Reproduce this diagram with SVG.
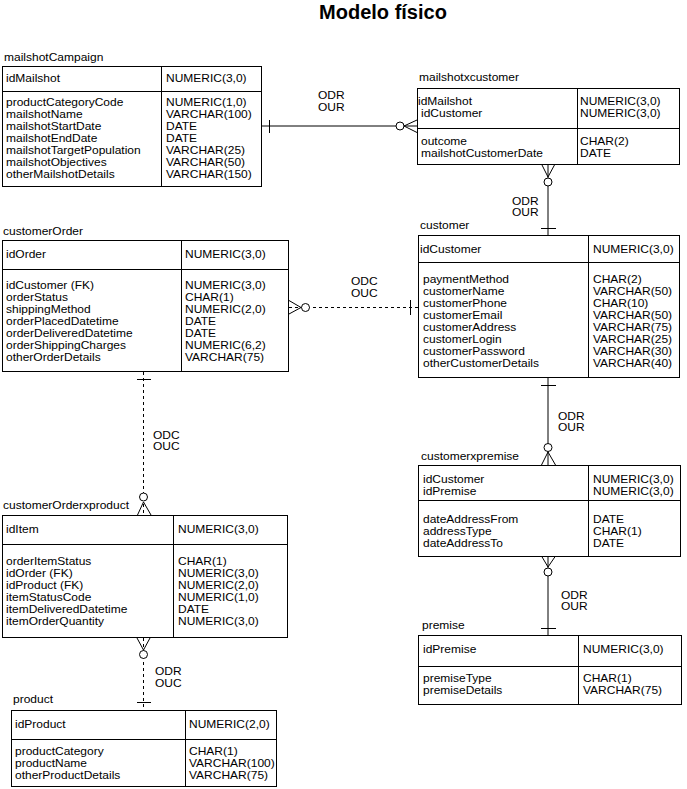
<svg xmlns="http://www.w3.org/2000/svg" width="687" height="789" viewBox="0 0 687 789">
  <style>
    text { font-family: "Liberation Sans", Arial, Helvetica, sans-serif; font-size: 12px; fill: #000; }
    .title { font-size: 20px; font-weight: bold; }
    .box { fill: #fff; stroke: #000; stroke-width: 1; }
    .div { stroke: #000; stroke-width: 1; fill: none; }
    .rel { stroke: #000; stroke-width: 1; fill: none; }
    .dash { stroke-dasharray: 3 3; }
    .mark { stroke: #000; stroke-width: 1; fill: none; }
    .ring { fill: #fff; stroke: #000; stroke-width: 1; }
  </style>
  <!-- Attribute lists are set 12px apart; each text block uses a slightly
       condensed vertical scale (0.88) so its lines stay on a 12px pitch:
       transform="matrix(1 0 0 .88 0 BASELINE)", line step 13.636 local units. -->

  <rect width="687" height="789" fill="#fff"/>

  <text class="title" x="383" y="19" text-anchor="middle">Modelo físico</text>

  <!-- relationships -->
  <g id="connectors">
    <!-- mailshotCampaign 1 : N mailshotxcustomer -->
    <line class="rel" x1="262" y1="126" x2="417" y2="126"/>
    <line class="mark" x1="269.5" y1="120" x2="269.5" y2="133"/>
    <polyline class="mark" points="417,120 404,126 417,132.5"/>
    <circle class="ring" cx="400" cy="126" r="4"/>
    <text transform="matrix(1 0 0 .88 0 99)" x="318">ODR<tspan x="318" dy="13.636">OUR</tspan></text>

    <!-- customer 1 : N mailshotxcustomer -->
    <line class="rel" x1="548" y1="164" x2="548" y2="235"/>
    <polyline class="mark" points="541.5,164 548,177 555,164"/>
    <circle class="ring" cx="548" cy="182" r="4"/>
    <line class="mark" x1="541" y1="228.5" x2="556" y2="228.5"/>
    <text transform="matrix(1 0 0 .88 0 204.5)" x="512">ODR<tspan x="512" dy="13.636">OUR</tspan></text>

    <!-- customer 1 : N customerOrder -->
    <line class="rel dash" x1="289" y1="307.5" x2="418" y2="307.5"/>
    <polyline class="mark" points="289,300.5 301,307.5 289,314"/>
    <circle class="ring" cx="305.5" cy="307.5" r="4"/>
    <line class="mark" x1="410.5" y1="300" x2="410.5" y2="315"/>
    <text transform="matrix(1 0 0 .88 0 285)" x="351">ODC<tspan x="351" dy="13.636">OUC</tspan></text>

    <!-- customerOrder 1 : N customerOrderxproduct -->
    <line class="rel dash" x1="143.5" y1="372" x2="143.5" y2="515"/>
    <line class="mark" x1="137" y1="379.5" x2="151" y2="379.5"/>
    <polyline class="mark" points="137.5,515 143.5,502 151,515"/>
    <circle class="ring" cx="143.5" cy="497" r="4"/>
    <text transform="matrix(1 0 0 .88 0 438.5)" x="153">ODC<tspan x="153" dy="13.636">OUC</tspan></text>

    <!-- product 1 : N customerOrderxproduct -->
    <line class="rel dash" x1="143.5" y1="638" x2="143.5" y2="710"/>
    <polyline class="mark" points="137,638 143.5,650 150,638"/>
    <circle class="ring" cx="143.5" cy="654.5" r="4"/>
    <line class="mark" x1="137" y1="702.5" x2="151" y2="702.5"/>
    <text transform="matrix(1 0 0 .88 0 675)" x="155">ODR<tspan x="155" dy="13.636">OUC</tspan></text>

    <!-- customer 1 : N customerxpremise -->
    <line class="rel" x1="548" y1="378" x2="548" y2="465"/>
    <line class="mark" x1="541" y1="385.5" x2="556" y2="385.5"/>
    <polyline class="mark" points="541.5,465 548,452 555.5,465"/>
    <circle class="ring" cx="548" cy="447.5" r="4"/>
    <text transform="matrix(1 0 0 .88 0 419.5)" x="558">ODR<tspan x="558" dy="13.636">OUR</tspan></text>

    <!-- premise 1 : N customerxpremise -->
    <line class="rel" x1="548" y1="556" x2="548" y2="635"/>
    <polyline class="mark" points="541.5,556 548,567 555.5,556"/>
    <circle class="ring" cx="548" cy="572" r="4"/>
    <line class="mark" x1="541" y1="628.5" x2="556" y2="628.5"/>
    <text transform="matrix(1 0 0 .88 0 598.5)" x="561">ODR<tspan x="561" dy="13.636">OUR</tspan></text>
  </g>

  <!-- tables: each column of attributes is one multi-line text block -->
  <g id="mailshotCampaign">
    <text transform="matrix(1 0 0 .88 0 61)" x="4">mailshotCampaign</text>
    <rect class="box" x="2.5" y="66.5" width="259" height="120"/>
    <line class="div" x1="2.5" y1="91.5" x2="261.5" y2="91.5"/>
    <line class="div" x1="161.5" y1="66.5" x2="161.5" y2="186.5"/>
    <text transform="matrix(1 0 0 .88 0 82)" x="6">idMailshot</text>
    <text transform="matrix(1 0 0 .88 0 82)" x="166">NUMERIC(3,0)</text>
    <text transform="matrix(1 0 0 .88 0 106)" x="6">productCategoryCode<tspan x="6" dy="13.636">mailshotName</tspan><tspan x="6" dy="13.636">mailshotStartDate</tspan><tspan x="6" dy="13.636">mailshotEndDate</tspan><tspan x="6" dy="13.636">mailshotTargetPopulation</tspan><tspan x="6" dy="13.636">mailshotObjectives</tspan><tspan x="6" dy="13.636">otherMailshotDetails</tspan></text>
    <text transform="matrix(1 0 0 .88 0 106)" x="166">NUMERIC(1,0)<tspan x="166" dy="13.636">VARCHAR(100)</tspan><tspan x="166" dy="13.636">DATE</tspan><tspan x="166" dy="13.636">DATE</tspan><tspan x="166" dy="13.636">VARCHAR(25)</tspan><tspan x="166" dy="13.636">VARCHAR(50)</tspan><tspan x="166" dy="13.636">VARCHAR(150)</tspan></text>
  </g>

  <g id="mailshotxcustomer">
    <text transform="matrix(1 0 0 .88 0 81)" x="419">mailshotxcustomer</text>
    <rect class="box" x="417.5" y="88.5" width="262" height="76"/>
    <line class="div" x1="417.5" y1="128.5" x2="679.5" y2="128.5"/>
    <line class="div" x1="577.5" y1="88.5" x2="577.5" y2="164.5"/>
    <text transform="matrix(1 0 0 .88 0 105)" x="418">idMailshot<tspan x="421" dy="13.636">idCustomer</tspan></text>
    <text transform="matrix(1 0 0 .88 0 105)" x="580">NUMERIC(3,0)<tspan x="580" dy="13.636">NUMERIC(3,0)</tspan></text>
    <text transform="matrix(1 0 0 .88 0 145)" x="421">outcome<tspan x="421" dy="13.636">mailshotCustomerDate</tspan></text>
    <text transform="matrix(1 0 0 .88 0 145)" x="580">CHAR(2)<tspan x="580" dy="13.636">DATE</tspan></text>
  </g>

  <g id="customer">
    <text transform="matrix(1 0 0 .88 0 229)" x="420">customer</text>
    <rect class="box" x="418.5" y="235.5" width="261" height="142"/>
    <line class="div" x1="418.5" y1="262.5" x2="679.5" y2="262.5"/>
    <line class="div" x1="588.5" y1="235.5" x2="588.5" y2="377.5"/>
    <text transform="matrix(1 0 0 .88 0 253)" x="420">idCustomer</text>
    <text transform="matrix(1 0 0 .88 0 253)" x="593">NUMERIC(3,0)</text>
    <text transform="matrix(1 0 0 .88 0 283)" x="423">paymentMethod<tspan x="423" dy="13.636">customerName</tspan><tspan x="423" dy="13.636">customerPhone</tspan><tspan x="423" dy="13.636">customerEmail</tspan><tspan x="423" dy="13.636">customerAddress</tspan><tspan x="423" dy="13.636">customerLogin</tspan><tspan x="423" dy="13.636">customerPassword</tspan><tspan x="423" dy="13.636">otherCustomerDetails</tspan></text>
    <text transform="matrix(1 0 0 .88 0 283)" x="593">CHAR(2)<tspan x="593" dy="13.636">VARCHAR(50)</tspan><tspan x="593" dy="13.636">CHAR(10)</tspan><tspan x="593" dy="13.636">VARCHAR(50)</tspan><tspan x="593" dy="13.636">VARCHAR(75)</tspan><tspan x="593" dy="13.636">VARCHAR(25)</tspan><tspan x="593" dy="13.636">VARCHAR(30)</tspan><tspan x="593" dy="13.636">VARCHAR(40)</tspan></text>
  </g>

  <g id="customerOrder">
    <text transform="matrix(1 0 0 .88 0 235)" x="3">customerOrder</text>
    <rect class="box" x="2.5" y="240.5" width="286" height="131"/>
    <line class="div" x1="2.5" y1="269.5" x2="288.5" y2="269.5"/>
    <line class="div" x1="181.5" y1="240.5" x2="181.5" y2="371.5"/>
    <text transform="matrix(1 0 0 .88 0 258)" x="6">idOrder</text>
    <text transform="matrix(1 0 0 .88 0 258)" x="185">NUMERIC(3,0)</text>
    <text transform="matrix(1 0 0 .88 0 289)" x="6">idCustomer (FK)<tspan x="6" dy="13.636">orderStatus</tspan><tspan x="6" dy="13.636">shippingMethod</tspan><tspan x="6" dy="13.636">orderPlacedDatetime</tspan><tspan x="6" dy="13.636">orderDeliveredDatetime</tspan><tspan x="6" dy="13.636">orderShippingCharges</tspan><tspan x="6" dy="13.636">otherOrderDetails</tspan></text>
    <text transform="matrix(1 0 0 .88 0 289)" x="185">NUMERIC(3,0)<tspan x="185" dy="13.636">CHAR(1)</tspan><tspan x="185" dy="13.636">NUMERIC(2,0)</tspan><tspan x="185" dy="13.636">DATE</tspan><tspan x="185" dy="13.636">DATE</tspan><tspan x="185" dy="13.636">NUMERIC(6,2)</tspan><tspan x="185" dy="13.636">VARCHAR(75)</tspan></text>
  </g>

  <g id="customerOrderxproduct">
    <text transform="matrix(1 0 0 .88 0 509)" x="3">customerOrderxproduct</text>
    <rect class="box" x="2.5" y="515.5" width="285" height="122"/>
    <line class="div" x1="2.5" y1="544.5" x2="287.5" y2="544.5"/>
    <line class="div" x1="173.5" y1="515.5" x2="173.5" y2="637.5"/>
    <text transform="matrix(1 0 0 .88 0 533)" x="6">idItem</text>
    <text transform="matrix(1 0 0 .88 0 533)" x="178">NUMERIC(3,0)</text>
    <text transform="matrix(1 0 0 .88 0 565)" x="6">orderItemStatus<tspan x="6" dy="13.636">idOrder (FK)</tspan><tspan x="6" dy="13.636">idProduct (FK)</tspan><tspan x="6" dy="13.636">itemStatusCode</tspan><tspan x="6" dy="13.636">itemDeliveredDatetime</tspan><tspan x="6" dy="13.636">itemOrderQuantity</tspan></text>
    <text transform="matrix(1 0 0 .88 0 565)" x="178">CHAR(1)<tspan x="178" dy="13.636">NUMERIC(3,0)</tspan><tspan x="178" dy="13.636">NUMERIC(2,0)</tspan><tspan x="178" dy="13.636">NUMERIC(1,0)</tspan><tspan x="178" dy="13.636">DATE</tspan><tspan x="178" dy="13.636">NUMERIC(3,0)</tspan></text>
  </g>

  <g id="customerxpremise">
    <text transform="matrix(1 0 0 .88 0 460)" x="421">customerxpremise</text>
    <rect class="box" x="418.5" y="465.5" width="262" height="91"/>
    <line class="div" x1="418.5" y1="500.5" x2="680.5" y2="500.5"/>
    <line class="div" x1="588.5" y1="465.5" x2="588.5" y2="556.5"/>
    <text transform="matrix(1 0 0 .88 0 483)" x="423">idCustomer<tspan x="423" dy="13.636">idPremise</tspan></text>
    <text transform="matrix(1 0 0 .88 0 483)" x="593">NUMERIC(3,0)<tspan x="593" dy="13.636">NUMERIC(3,0)</tspan></text>
    <text transform="matrix(1 0 0 .88 0 523)" x="423">dateAddressFrom<tspan x="423" dy="13.636">addressType</tspan><tspan x="423" dy="13.636">dateAddressTo</tspan></text>
    <text transform="matrix(1 0 0 .88 0 523)" x="593">DATE<tspan x="593" dy="13.636">CHAR(1)</tspan><tspan x="593" dy="13.636">DATE</tspan></text>
  </g>

  <g id="premise">
    <text transform="matrix(1 0 0 .88 0 629)" x="422">premise</text>
    <rect class="box" x="418.5" y="635.5" width="263" height="69"/>
    <line class="div" x1="418.5" y1="666.5" x2="681.5" y2="666.5"/>
    <line class="div" x1="578.5" y1="635.5" x2="578.5" y2="704.5"/>
    <text transform="matrix(1 0 0 .88 0 653)" x="423">idPremise</text>
    <text transform="matrix(1 0 0 .88 0 653)" x="583">NUMERIC(3,0)</text>
    <text transform="matrix(1 0 0 .88 0 682)" x="423">premiseType<tspan x="423" dy="13.636">premiseDetails</tspan></text>
    <text transform="matrix(1 0 0 .88 0 682)" x="583">CHAR(1)<tspan x="583" dy="13.636">VARCHAR(75)</tspan></text>
  </g>

  <g id="product">
    <text transform="matrix(1 0 0 .88 0 703)" x="13">product</text>
    <rect class="box" x="11.5" y="710.5" width="265" height="76"/>
    <line class="div" x1="11.5" y1="739.5" x2="276.5" y2="739.5"/>
    <line class="div" x1="185.5" y1="710.5" x2="185.5" y2="786.5"/>
    <text transform="matrix(1 0 0 .88 0 728)" x="15">idProduct</text>
    <text transform="matrix(1 0 0 .88 0 728)" x="189">NUMERIC(2,0)</text>
    <text transform="matrix(1 0 0 .88 0 755)" x="15">productCategory<tspan x="15" dy="13.636">productName</tspan><tspan x="15" dy="13.636">otherProductDetails</tspan></text>
    <text transform="matrix(1 0 0 .88 0 755)" x="189">CHAR(1)<tspan x="189" dy="13.636">VARCHAR(100)</tspan><tspan x="189" dy="13.636">VARCHAR(75)</tspan></text>
  </g>
</svg>
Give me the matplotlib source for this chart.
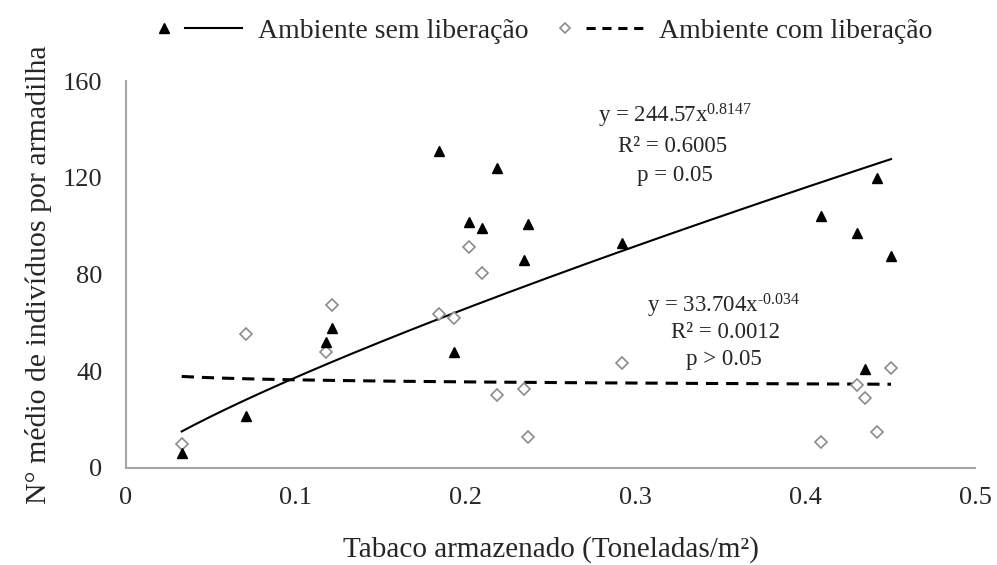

---------------

◆ **To do**: Count the lines of the data that contain the string "this", and reply with that number alone.

◆ **Response**: 2